REQUIREMENT —
Copy out each line of the material in which the word "this" appears.

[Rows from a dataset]

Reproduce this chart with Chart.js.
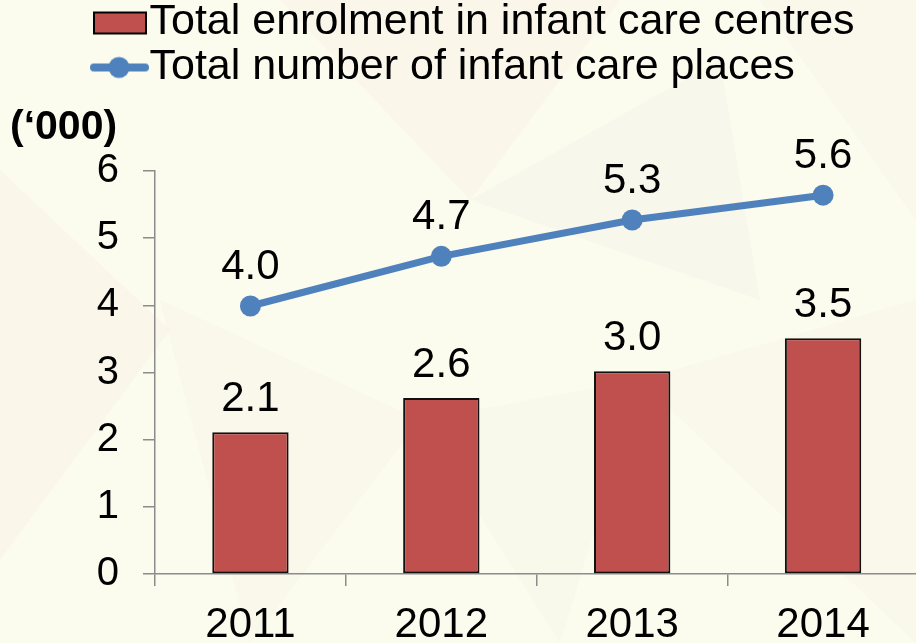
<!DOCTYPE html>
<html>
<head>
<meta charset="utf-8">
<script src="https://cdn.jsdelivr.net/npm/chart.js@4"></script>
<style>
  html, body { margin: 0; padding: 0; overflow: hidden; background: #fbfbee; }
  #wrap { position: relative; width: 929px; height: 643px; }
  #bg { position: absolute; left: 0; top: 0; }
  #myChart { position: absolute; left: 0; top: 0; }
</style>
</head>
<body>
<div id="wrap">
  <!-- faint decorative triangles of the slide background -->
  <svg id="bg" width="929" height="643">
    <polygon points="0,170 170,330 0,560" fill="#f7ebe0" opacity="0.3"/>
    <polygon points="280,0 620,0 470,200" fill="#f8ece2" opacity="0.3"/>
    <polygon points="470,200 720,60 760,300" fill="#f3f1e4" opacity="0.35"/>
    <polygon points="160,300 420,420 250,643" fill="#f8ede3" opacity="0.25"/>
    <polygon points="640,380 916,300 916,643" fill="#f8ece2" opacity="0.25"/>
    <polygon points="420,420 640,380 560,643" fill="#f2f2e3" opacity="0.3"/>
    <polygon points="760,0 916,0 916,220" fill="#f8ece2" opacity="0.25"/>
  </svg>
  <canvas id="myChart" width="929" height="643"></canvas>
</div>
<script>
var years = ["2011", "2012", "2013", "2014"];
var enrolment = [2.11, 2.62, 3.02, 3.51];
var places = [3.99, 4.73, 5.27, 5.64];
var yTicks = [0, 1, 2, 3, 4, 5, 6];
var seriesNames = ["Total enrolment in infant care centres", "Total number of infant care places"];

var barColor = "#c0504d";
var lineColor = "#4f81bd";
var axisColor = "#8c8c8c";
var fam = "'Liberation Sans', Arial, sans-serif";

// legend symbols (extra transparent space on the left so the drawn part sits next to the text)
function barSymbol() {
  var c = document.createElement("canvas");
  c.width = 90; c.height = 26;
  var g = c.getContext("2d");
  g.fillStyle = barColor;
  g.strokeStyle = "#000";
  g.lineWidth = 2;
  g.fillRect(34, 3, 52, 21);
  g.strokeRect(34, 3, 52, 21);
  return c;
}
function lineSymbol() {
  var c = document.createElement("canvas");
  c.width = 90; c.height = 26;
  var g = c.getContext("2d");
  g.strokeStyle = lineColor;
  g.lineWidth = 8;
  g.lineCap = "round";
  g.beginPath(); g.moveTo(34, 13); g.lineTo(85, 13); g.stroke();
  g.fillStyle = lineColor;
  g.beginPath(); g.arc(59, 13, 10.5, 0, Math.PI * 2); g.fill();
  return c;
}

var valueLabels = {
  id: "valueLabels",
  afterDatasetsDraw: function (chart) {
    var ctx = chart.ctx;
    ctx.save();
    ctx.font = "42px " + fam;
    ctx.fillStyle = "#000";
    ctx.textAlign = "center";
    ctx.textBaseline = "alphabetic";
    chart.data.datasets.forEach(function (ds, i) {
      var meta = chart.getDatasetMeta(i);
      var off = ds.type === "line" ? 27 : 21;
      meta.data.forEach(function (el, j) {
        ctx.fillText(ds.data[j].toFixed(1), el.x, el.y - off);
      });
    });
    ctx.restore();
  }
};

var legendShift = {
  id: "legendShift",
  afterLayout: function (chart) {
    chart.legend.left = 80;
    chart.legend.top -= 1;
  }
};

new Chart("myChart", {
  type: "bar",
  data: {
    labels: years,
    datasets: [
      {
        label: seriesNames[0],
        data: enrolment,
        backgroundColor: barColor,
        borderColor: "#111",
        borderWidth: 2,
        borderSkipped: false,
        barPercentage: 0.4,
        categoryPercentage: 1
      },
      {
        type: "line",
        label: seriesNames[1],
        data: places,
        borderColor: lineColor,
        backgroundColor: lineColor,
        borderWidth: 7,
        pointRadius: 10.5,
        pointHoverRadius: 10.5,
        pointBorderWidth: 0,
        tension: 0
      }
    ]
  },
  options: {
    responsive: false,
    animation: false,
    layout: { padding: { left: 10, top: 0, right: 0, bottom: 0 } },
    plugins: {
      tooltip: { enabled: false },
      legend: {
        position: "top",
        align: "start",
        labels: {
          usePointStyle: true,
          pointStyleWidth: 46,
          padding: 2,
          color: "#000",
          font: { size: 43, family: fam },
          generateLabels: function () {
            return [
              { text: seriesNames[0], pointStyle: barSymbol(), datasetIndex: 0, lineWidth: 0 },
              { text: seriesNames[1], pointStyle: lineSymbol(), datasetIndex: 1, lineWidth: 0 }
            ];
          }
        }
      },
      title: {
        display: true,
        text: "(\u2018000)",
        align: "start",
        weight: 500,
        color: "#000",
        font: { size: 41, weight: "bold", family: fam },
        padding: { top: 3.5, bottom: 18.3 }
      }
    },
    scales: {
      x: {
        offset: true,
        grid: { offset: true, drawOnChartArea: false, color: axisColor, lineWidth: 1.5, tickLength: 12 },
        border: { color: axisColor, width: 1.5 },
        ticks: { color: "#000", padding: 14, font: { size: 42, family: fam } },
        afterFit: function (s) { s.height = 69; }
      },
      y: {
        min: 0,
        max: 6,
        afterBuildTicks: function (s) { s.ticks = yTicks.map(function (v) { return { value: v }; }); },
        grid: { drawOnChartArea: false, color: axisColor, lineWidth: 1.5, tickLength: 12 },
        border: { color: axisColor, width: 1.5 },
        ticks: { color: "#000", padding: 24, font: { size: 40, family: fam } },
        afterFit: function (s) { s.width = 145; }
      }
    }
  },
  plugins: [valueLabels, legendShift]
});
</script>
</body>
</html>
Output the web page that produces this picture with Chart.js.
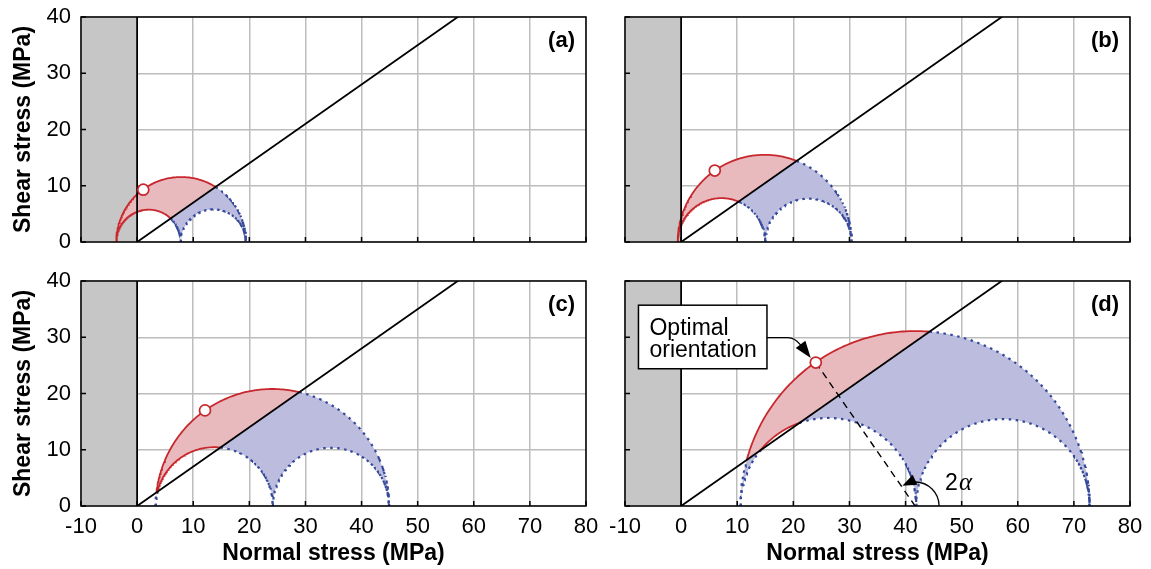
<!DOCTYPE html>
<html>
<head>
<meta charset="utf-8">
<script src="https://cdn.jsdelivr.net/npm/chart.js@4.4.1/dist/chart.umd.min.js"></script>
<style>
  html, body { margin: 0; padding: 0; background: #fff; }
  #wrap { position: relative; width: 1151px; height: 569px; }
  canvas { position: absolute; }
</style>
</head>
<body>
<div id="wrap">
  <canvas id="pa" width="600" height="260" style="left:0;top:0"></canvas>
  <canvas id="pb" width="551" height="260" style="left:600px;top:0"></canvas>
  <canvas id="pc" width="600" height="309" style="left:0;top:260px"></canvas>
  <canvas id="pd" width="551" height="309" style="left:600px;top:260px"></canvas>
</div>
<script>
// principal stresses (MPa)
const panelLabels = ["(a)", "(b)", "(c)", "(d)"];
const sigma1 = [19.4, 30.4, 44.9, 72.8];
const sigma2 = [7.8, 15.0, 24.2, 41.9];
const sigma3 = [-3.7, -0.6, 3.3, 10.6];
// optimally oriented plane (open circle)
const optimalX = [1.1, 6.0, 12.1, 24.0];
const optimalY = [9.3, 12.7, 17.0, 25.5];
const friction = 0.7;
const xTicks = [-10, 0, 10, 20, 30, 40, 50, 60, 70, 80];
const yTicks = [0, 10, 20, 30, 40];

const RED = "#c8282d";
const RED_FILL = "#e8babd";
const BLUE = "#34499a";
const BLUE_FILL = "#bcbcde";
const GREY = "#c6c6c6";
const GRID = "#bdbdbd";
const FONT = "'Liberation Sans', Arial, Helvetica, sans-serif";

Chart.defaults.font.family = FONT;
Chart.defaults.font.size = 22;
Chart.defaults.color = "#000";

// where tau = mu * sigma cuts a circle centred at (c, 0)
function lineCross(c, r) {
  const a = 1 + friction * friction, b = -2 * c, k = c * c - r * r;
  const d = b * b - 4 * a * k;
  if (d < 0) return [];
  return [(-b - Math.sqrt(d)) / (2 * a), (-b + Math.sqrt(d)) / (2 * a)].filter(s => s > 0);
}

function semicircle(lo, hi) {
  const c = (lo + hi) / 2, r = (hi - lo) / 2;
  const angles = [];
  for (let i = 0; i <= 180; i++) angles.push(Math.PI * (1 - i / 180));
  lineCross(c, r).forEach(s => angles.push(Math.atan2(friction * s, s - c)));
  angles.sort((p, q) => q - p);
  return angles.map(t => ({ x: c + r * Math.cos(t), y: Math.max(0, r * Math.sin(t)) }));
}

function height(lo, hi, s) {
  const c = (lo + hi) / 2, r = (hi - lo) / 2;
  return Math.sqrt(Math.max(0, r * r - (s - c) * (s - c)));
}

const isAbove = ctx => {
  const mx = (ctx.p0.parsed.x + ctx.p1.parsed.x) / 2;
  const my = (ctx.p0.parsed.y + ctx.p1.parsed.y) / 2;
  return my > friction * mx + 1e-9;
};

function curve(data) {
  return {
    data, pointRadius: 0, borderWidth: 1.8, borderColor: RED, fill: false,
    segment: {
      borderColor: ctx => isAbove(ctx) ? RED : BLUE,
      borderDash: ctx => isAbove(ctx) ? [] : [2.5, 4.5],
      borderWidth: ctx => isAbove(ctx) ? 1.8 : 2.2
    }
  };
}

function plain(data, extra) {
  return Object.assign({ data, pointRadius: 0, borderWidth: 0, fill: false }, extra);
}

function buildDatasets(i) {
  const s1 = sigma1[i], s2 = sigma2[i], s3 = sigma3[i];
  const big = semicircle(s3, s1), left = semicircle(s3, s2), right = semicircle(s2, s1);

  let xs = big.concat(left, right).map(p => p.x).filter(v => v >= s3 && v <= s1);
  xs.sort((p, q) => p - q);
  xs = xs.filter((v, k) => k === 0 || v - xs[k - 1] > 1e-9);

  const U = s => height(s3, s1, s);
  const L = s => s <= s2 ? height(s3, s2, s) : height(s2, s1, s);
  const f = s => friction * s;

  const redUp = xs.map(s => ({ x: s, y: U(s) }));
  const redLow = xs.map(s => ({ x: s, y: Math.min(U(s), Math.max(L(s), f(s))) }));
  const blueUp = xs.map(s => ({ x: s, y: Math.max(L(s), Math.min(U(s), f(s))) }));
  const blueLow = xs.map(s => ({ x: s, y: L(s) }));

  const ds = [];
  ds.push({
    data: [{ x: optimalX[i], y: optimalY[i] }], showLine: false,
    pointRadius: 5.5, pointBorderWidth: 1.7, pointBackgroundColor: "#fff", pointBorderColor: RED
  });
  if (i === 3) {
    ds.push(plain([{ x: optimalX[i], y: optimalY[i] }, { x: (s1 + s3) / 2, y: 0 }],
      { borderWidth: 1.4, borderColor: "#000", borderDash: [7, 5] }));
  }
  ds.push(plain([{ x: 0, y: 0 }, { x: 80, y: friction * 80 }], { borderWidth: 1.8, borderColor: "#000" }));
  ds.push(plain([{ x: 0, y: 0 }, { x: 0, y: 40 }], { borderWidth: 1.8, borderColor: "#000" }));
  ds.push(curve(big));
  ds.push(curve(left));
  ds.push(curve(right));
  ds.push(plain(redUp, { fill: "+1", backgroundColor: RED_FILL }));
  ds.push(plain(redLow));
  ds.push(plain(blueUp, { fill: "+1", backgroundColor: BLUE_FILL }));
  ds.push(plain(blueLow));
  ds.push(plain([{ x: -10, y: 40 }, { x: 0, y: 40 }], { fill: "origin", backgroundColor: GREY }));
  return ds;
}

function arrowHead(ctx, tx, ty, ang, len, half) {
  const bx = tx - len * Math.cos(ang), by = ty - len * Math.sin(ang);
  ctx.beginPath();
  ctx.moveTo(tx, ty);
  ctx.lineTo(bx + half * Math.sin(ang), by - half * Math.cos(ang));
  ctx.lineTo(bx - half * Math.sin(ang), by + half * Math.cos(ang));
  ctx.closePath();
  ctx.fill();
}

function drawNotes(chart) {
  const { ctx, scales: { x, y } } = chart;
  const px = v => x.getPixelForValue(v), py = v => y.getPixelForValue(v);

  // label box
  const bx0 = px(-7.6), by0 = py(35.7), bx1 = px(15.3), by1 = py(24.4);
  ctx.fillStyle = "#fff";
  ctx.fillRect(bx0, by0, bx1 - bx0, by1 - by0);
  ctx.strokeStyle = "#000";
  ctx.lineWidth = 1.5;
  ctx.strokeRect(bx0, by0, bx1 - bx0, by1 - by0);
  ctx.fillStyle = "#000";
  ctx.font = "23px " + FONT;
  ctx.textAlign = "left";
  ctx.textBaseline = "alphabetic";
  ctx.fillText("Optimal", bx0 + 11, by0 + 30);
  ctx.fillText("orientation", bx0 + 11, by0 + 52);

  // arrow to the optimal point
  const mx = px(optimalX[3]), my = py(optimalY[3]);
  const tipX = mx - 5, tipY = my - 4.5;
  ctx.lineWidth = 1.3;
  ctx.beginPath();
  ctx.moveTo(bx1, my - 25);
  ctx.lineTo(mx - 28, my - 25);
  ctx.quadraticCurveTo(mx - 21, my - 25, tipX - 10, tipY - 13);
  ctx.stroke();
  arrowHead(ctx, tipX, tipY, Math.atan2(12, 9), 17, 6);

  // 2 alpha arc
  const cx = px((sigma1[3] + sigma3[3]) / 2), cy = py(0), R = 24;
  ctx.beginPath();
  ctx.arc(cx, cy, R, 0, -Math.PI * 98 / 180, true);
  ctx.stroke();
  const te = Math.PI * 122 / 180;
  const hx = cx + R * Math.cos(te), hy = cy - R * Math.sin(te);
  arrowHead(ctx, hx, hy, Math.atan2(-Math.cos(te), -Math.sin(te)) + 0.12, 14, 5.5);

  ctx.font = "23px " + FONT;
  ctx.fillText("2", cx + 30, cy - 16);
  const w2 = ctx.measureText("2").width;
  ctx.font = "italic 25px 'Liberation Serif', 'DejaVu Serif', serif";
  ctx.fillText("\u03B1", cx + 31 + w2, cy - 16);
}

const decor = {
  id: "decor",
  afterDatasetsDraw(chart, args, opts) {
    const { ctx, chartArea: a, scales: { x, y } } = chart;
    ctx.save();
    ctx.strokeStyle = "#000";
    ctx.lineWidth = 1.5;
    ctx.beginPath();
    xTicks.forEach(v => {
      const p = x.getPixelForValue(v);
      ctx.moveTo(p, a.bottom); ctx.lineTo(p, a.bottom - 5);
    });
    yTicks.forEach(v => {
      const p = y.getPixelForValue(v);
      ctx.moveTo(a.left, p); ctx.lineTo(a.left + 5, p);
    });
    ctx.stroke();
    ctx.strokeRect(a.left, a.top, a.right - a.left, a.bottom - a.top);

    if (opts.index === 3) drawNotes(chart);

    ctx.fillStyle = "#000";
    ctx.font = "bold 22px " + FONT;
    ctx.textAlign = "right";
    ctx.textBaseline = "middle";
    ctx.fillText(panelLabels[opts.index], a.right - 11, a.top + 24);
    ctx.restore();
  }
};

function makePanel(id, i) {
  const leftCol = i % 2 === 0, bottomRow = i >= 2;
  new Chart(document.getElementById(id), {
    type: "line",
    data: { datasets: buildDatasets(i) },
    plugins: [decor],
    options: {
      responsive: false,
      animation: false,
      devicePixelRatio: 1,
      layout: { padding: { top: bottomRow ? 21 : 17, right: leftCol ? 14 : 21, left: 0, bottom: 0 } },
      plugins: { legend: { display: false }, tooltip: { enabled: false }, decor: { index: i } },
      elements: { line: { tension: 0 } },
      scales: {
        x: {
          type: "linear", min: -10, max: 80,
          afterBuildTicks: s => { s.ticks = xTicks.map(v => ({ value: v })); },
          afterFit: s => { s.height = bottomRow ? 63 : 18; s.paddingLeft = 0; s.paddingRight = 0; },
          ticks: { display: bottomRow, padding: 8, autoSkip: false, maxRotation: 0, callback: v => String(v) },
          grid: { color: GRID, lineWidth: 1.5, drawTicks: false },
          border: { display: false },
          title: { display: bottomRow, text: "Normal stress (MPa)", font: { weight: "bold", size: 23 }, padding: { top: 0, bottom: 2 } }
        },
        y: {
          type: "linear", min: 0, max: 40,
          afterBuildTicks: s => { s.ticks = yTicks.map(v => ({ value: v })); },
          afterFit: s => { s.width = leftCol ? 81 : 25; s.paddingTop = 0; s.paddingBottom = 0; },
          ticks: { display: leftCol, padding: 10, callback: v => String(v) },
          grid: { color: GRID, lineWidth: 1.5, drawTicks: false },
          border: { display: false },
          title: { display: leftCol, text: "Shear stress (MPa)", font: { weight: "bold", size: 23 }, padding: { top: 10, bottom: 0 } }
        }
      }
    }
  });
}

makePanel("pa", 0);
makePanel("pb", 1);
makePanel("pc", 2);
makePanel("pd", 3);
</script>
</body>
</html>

COMPLETE OUTPUT —
Reproduce this chart with Chart.js.
Output the web page that produces this picture with Chart.js.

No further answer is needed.